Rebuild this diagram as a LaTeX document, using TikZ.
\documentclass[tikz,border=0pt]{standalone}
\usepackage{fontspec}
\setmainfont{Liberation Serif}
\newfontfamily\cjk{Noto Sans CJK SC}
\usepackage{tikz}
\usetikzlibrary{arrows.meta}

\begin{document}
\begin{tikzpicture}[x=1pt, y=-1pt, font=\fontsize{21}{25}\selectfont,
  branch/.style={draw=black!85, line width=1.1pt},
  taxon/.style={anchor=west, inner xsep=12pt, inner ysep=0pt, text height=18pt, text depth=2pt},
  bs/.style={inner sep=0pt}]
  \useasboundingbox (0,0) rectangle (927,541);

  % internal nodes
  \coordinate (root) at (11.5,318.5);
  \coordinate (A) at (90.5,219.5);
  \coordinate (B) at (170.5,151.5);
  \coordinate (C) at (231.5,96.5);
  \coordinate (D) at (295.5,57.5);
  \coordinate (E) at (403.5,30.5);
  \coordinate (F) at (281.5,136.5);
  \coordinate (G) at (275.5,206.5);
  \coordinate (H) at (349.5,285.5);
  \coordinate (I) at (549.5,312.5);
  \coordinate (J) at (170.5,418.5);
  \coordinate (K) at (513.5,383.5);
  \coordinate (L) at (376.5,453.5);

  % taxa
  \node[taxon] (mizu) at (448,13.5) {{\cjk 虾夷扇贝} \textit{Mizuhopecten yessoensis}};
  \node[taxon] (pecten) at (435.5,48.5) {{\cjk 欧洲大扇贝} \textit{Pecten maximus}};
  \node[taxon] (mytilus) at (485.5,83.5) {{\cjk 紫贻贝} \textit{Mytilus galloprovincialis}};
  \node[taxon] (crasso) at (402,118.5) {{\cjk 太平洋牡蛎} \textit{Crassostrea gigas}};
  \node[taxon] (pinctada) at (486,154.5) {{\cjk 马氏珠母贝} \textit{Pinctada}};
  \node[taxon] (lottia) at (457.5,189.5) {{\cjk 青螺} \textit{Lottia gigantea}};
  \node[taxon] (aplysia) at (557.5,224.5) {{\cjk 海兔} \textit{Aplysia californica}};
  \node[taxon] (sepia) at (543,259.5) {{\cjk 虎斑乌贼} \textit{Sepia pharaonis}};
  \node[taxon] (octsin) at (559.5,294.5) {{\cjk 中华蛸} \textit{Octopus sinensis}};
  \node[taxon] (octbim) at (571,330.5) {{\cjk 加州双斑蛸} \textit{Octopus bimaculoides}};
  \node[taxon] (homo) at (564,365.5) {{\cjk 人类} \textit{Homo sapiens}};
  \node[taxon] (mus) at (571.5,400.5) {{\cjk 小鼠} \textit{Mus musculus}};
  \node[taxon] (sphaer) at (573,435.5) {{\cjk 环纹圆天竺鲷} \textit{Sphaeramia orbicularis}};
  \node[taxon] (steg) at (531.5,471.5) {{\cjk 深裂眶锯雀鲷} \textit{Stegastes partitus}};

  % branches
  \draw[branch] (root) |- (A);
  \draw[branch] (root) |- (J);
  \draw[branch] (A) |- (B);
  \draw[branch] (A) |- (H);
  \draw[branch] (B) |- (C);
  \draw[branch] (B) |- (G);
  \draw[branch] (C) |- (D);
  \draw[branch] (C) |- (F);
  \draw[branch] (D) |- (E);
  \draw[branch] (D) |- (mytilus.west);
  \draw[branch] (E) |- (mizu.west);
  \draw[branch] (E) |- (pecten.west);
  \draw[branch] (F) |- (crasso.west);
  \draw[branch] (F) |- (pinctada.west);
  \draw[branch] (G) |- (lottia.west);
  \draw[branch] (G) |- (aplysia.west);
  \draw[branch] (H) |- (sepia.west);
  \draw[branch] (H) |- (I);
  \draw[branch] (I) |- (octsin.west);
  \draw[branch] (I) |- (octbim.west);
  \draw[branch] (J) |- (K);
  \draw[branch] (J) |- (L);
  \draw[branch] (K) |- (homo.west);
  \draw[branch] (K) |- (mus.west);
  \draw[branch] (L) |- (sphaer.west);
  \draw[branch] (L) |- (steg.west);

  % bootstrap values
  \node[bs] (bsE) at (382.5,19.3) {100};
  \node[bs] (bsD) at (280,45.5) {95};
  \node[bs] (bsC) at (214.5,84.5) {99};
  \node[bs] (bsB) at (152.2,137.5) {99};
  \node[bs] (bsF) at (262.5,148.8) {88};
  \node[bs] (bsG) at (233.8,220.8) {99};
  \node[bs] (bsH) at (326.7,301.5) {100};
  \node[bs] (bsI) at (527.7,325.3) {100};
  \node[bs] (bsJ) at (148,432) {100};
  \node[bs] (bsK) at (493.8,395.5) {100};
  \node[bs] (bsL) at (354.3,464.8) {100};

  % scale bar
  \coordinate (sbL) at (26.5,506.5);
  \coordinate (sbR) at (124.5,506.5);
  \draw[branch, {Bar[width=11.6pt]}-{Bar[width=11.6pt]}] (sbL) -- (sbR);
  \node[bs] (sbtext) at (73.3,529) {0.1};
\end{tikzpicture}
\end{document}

........

=== WORK TO DO ===
Give back the listing exactly, please, from its first line to the line containing "(0,0) rectangle (927,541);", inclusive, and nothing past that line.

=== COMPLETE RESPONSE ===
Rebuild this diagram as a LaTeX document, using TikZ.
\documentclass[tikz,border=0pt]{standalone}
\usepackage{fontspec}
\setmainfont{Liberation Serif}
\newfontfamily\cjk{Noto Sans CJK SC}
\usepackage{tikz}
\usetikzlibrary{arrows.meta}

\begin{document}
\begin{tikzpicture}[x=1pt, y=-1pt, font=\fontsize{21}{25}\selectfont,
  branch/.style={draw=black!85, line width=1.1pt},
  taxon/.style={anchor=west, inner xsep=12pt, inner ysep=0pt, text height=18pt, text depth=2pt},
  bs/.style={inner sep=0pt}]
  \useasboundingbox (0,0) rectangle (927,541);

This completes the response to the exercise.